The Russian Ministry of Defense approached us and other western journalists and asked if there was any interest in such an embedded trip. At first glance, this is not particularly unusual. I remember the procedure from my time as studio manager at ZDF in Moscow. At that time, the Russian army was deployed in Syria and the Defense Ministry suggested looking at the situation on the ground. Such trips are controversially discussed within journalism. I think it’s right. We in the editorial team also talked for a long time about whether we should accept or not. In the end, journalistic interest prevailed.
[Wernicke’s report was shown in the “heute-journal” on Sunday, it can also be accessed via the ZDF website]

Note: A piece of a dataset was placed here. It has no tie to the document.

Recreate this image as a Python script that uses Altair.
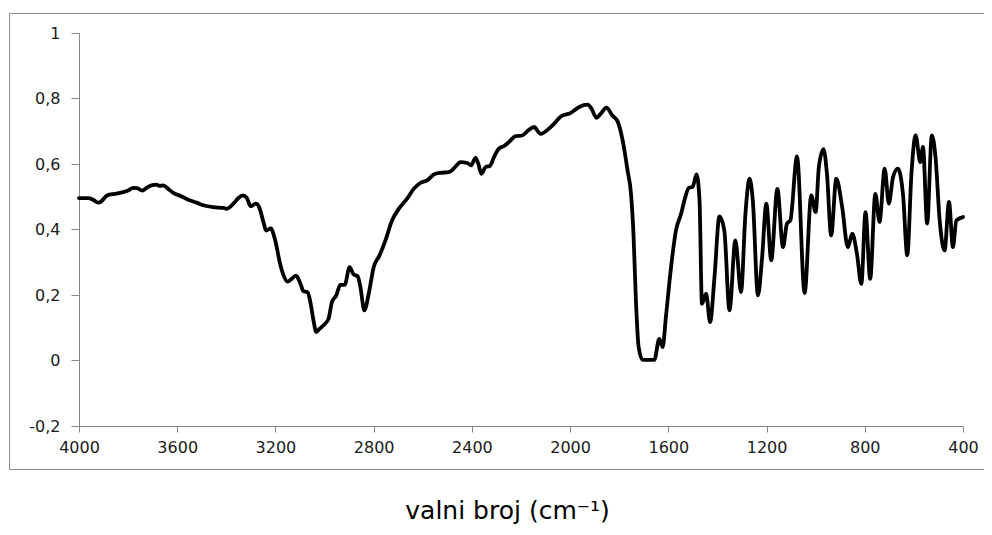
import altair as alt
import pandas as pd

# Wavenumber (cm^-1) and absorbance
wavenumber = [
    4000, 3963, 3943, 3922, 3909, 3886, 3854, 3820, 3800, 3780, 3763, 3742, 3725, 3705,
    3684, 3671, 3657, 3637, 3616, 3582, 3555, 3521, 3494, 3453, 3412, 3399, 3371, 3351,
    3333, 3317, 3301, 3280, 3265, 3249, 3238, 3219, 3201, 3181, 3167, 3151, 3133, 3116,
    3099, 3086, 3069, 3059, 3045, 3034, 3020, 3001, 2984, 2970, 2952, 2936, 2918, 2898,
    2882, 2865, 2854, 2838, 2820, 2800, 2776, 2752, 2725, 2698, 2664, 2637, 2610, 2582,
    2555, 2528, 2494, 2474, 2446, 2419, 2403, 2385, 2374, 2361, 2344, 2327, 2310, 2290,
    2269, 2249, 2222, 2195, 2170, 2147, 2120, 2086, 2065, 2038, 1997, 1963, 1929, 1913,
    1893, 1875, 1852, 1828, 1807, 1786, 1766, 1752, 1742, 1732, 1721, 1705, 1684, 1657,
    1637, 1623, 1610, 1589, 1569, 1548, 1531, 1517, 1501, 1485, 1473, 1463, 1446, 1430,
    1412, 1392, 1372, 1351, 1327, 1304, 1286, 1269, 1256, 1235, 1218, 1201, 1181, 1156,
    1133, 1117, 1103, 1076, 1045, 1018, 1000, 987, 968, 954, 937, 916, 892, 869, 851,
    832, 814, 797, 778, 757, 740, 719, 702, 685, 665, 644, 627, 610, 593, 574, 563, 546,
    527, 512, 495, 475, 457, 441, 427, 400,
]
absorbance = [
    0.496, 0.496, 0.491, 0.482, 0.486, 0.504, 0.509, 0.514, 0.519, 0.527, 0.526, 0.519, 0.527, 0.535,
    0.537, 0.533, 0.535, 0.524, 0.512, 0.501, 0.491, 0.482, 0.474, 0.468, 0.466, 0.463, 0.479, 0.496,
    0.504, 0.497, 0.471, 0.479, 0.466, 0.423, 0.397, 0.403, 0.367, 0.295, 0.260, 0.241, 0.250, 0.259,
    0.236, 0.212, 0.208, 0.183, 0.122, 0.087, 0.097, 0.110, 0.127, 0.178, 0.199, 0.231, 0.231, 0.285,
    0.263, 0.257, 0.224, 0.153, 0.204, 0.285, 0.321, 0.367, 0.428, 0.463, 0.494, 0.524, 0.542, 0.550,
    0.568, 0.573, 0.575, 0.586, 0.606, 0.603, 0.596, 0.619, 0.601, 0.570, 0.591, 0.594, 0.621, 0.647,
    0.655, 0.667, 0.685, 0.687, 0.703, 0.713, 0.692, 0.708, 0.723, 0.745, 0.756, 0.774, 0.781, 0.769,
    0.741, 0.754, 0.772, 0.748, 0.731, 0.672, 0.580, 0.509, 0.387, 0.183, 0.041, 0.002, 0.002, 0.002,
    0.066, 0.041, 0.132, 0.285, 0.397, 0.448, 0.499, 0.527, 0.530, 0.568, 0.489, 0.173, 0.204, 0.117,
    0.255, 0.440, 0.397, 0.153, 0.367, 0.209, 0.448, 0.555, 0.489, 0.199, 0.316, 0.479, 0.306, 0.524,
    0.346, 0.418, 0.428, 0.623, 0.206, 0.504, 0.453, 0.591, 0.645, 0.570, 0.382, 0.555, 0.468, 0.346, 0.387,
    0.326, 0.234, 0.453, 0.249, 0.509, 0.423, 0.586, 0.479, 0.560, 0.586, 0.504, 0.321, 0.570, 0.687, 0.606, 0.652, 0.418,
    0.687, 0.621, 0.428, 0.336, 0.484, 0.346, 0.428, 0.438,
]
x_ticks = [4000, 3600, 3200, 2800, 2400, 2000, 1600, 1200, 800, 400]
y_ticks = [-0.2, 0, 0.2, 0.4, 0.6, 0.8, 1.0]

df = pd.DataFrame({"wn": wavenumber, "a": absorbance})

FONT = "DejaVu Sans"
AXIS_GREY = "#868686"

line = alt.Chart(df).mark_line(
    color="black", strokeWidth=3.8, interpolate="monotone",
    strokeJoin="round", strokeCap="round"
).encode(
    x=alt.X(
        "wn:Q",
        scale=alt.Scale(domain=[400, 4000], reverse=True, nice=False, zero=False),
        axis=alt.Axis(
            values=x_ticks, format="d", grid=False,
            title="valni broj (cm⁻¹)", titleFont=FONT, titleFontSize=25,
            titleFontWeight="normal", titleColor="black",
            titleX=428, titleY=92, titleBaseline="alphabetic", titleAlign="center",
            labelFont=FONT, labelFontSize=16, labelColor="#1a1a1a",
            labelPadding=7, labelFlush=False,
            domainColor=AXIS_GREY, tickColor=AXIS_GREY, tickSize=6,
        ),
    ),
    y=alt.Y(
        "a:Q",
        scale=alt.Scale(domain=[-0.2, 1], nice=False, zero=False),
        axis=alt.Axis(
            values=y_ticks, grid=False, title=None,
            labelExpr="replace(replace(format(datum.value, '.1~f'), '.', ','), '\u2212', '-')",
            labelFont=FONT, labelFontSize=16, labelColor="#1a1a1a",
            labelPadding=11, labelFlush=False,
            domainColor=AXIS_GREY, tickColor=AXIS_GREY, tickSize=8,
        ),
    ),
)

border = alt.Chart(alt.Data(values=[{}])).mark_rect(
    filled=False, stroke="#8c8c8c", strokeWidth=1
).encode(
    x=alt.value(-69.5), x2=alt.value(930),
    y=alt.value(-19.5), y2=alt.value(436.5),
)

chart = alt.layer(border, line).properties(
    width=884, height=393,
    autosize=alt.AutoSizeParams(type="none"),
    padding={"left": 71, "top": 25, "right": 21, "bottom": 101},
    background="white",
).configure_view(strokeWidth=0)

chart.save("out.html", embed_options={"renderer": "svg", "actions": False})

In that case, the Defense Ministry said that to avoid spreading – and this is the common term in Russia – “fake news” about the situation in Donbass, it should look at the situation on the ground. The Russian side did not impose conditions that one was not allowed to talk to certain people or similar things. But buses, routes, filming locations were chosen by the Russian side.

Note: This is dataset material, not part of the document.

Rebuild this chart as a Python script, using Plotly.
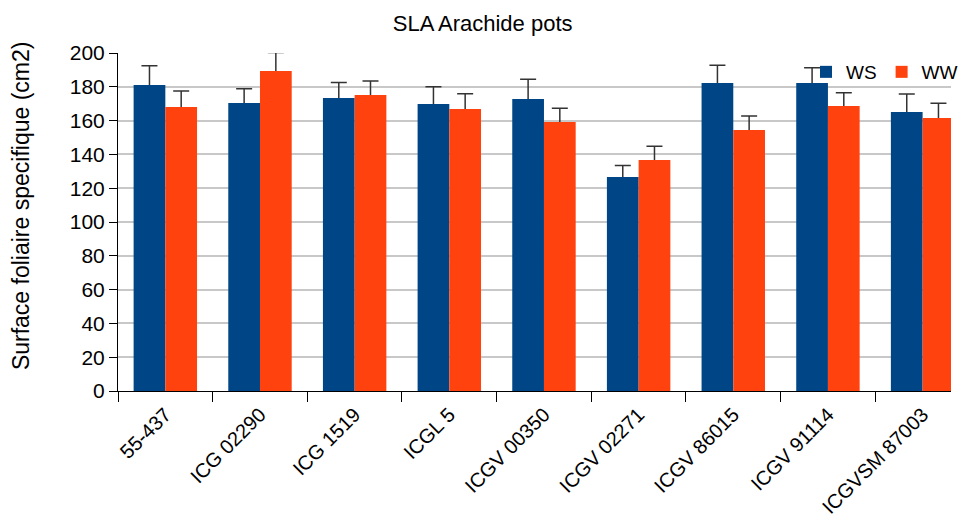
import plotly.graph_objects as go

# genotypes
categories = ["55-437", "ICG 02290", "ICG 1519", "ICGL 5", "ICGV 00350",
              "ICGV 02271", "ICGV 86015", "ICGV 91114", "ICGVSM 87003"]

# SLA values (cm2) and upper error bars
ws_values = [181, 170.4, 173.4, 169.8, 172.8, 126.6, 182.2, 182.2, 165.1]
ws_err = [11.5, 8.5, 9.2, 10.2, 11.6, 6.9, 10.5, 9.1, 10.6]
ww_values = [168, 189.3, 175.1, 166.9, 159.2, 136.7, 154.4, 168.6, 161.5]
ww_err = [9.5, 11, 8.3, 9, 8.1, 8.1, 8.3, 7.9, 8.7]

y_title = "Surface foliaire specifique (cm2)"

fig = go.Figure()

# error bars first, on transparent bars; the real bars drawn later hide the lower part
for vals, errs, grp in [(ws_values, ws_err, "ws"), (ww_values, ww_err, "ww")]:
    fig.add_trace(go.Bar(
        x=categories, y=vals, offsetgroup=grp, showlegend=False, hoverinfo="skip",
        marker=dict(color="rgba(0,0,0,0)", line_width=0),
        error_y=dict(type="data", symmetric=False, array=errs, arrayminus=vals,
                     color="#333333", thickness=1.5, width=8),
    ))

fig.add_trace(go.Bar(x=categories, y=ws_values, name="WS", offsetgroup="ws",
                     marker=dict(color="#004586", line_width=0)))
fig.add_trace(go.Bar(x=categories, y=ww_values, name="WW", offsetgroup="ww",
                     marker=dict(color="#ff420e", line_width=0)))

# y title as an annotation so it can sit a little above the plot centre
fig.add_annotation(
    text=y_title, textangle=-90, xref="paper", yref="paper",
    x=0, xanchor="center", xshift=-97, y=0.547, yanchor="middle",
    showarrow=False, font=dict(size=23),
)

# the page has an 8px body margin, so the figure is a bit smaller than the window
fig.update_layout(
    width=955, height=513,
    font=dict(family="Liberation Sans, Arial, sans-serif", color="#000000", size=19),
    title=dict(text="SLA Arachide pots", x=0.497, xanchor="center", y=0.97, yanchor="middle",
               font=dict(size=22)),
    barmode="group", bargap=0.33, bargroupgap=0,
    plot_bgcolor="white", paper_bgcolor="white",
    margin=dict(l=110, r=0, t=45, b=130),
    legend=dict(orientation="h", x=0.826, xanchor="left", y=1.0, yanchor="top",
                font=dict(size=19), bgcolor="rgba(0,0,0,0)", itemwidth=30,
                traceorder="normal", tracegroupgap=0),
    xaxis=dict(
        type="category", range=[-0.5, 8.3], tickangle=-45, tickson="boundaries",
        ticks="outside", ticklen=10, tickcolor="#000000", ticklabelstandoff=3,
        showline=True, linecolor="#000000", linewidth=1,
        showgrid=False, tickfont=dict(size=20), automargin=False,
    ),
    yaxis=dict(
        range=[0, 200], dtick=20, ticks="outside", ticklen=8, tickcolor="#000000",
        showline=True, linecolor="#000000", linewidth=1,
        showgrid=True, gridcolor="#c8c8c8", gridwidth=1.5, zeroline=False,
        tickfont=dict(size=21), automargin=False,
    ),
)

fig.write_html("out.html")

But they are the only chance for us to get into such areas in the first place. After all, I can’t go to the Donbass by taxi or plane. It’s the only way to get a glimpse of people’s lives. Because that’s what it’s all about: to show how the people there are doing. I hope that in our reports we have been able to show how difficult and dire the situation in Donbass is – and how keen Russia is in separating the region from Ukraine economically and politically.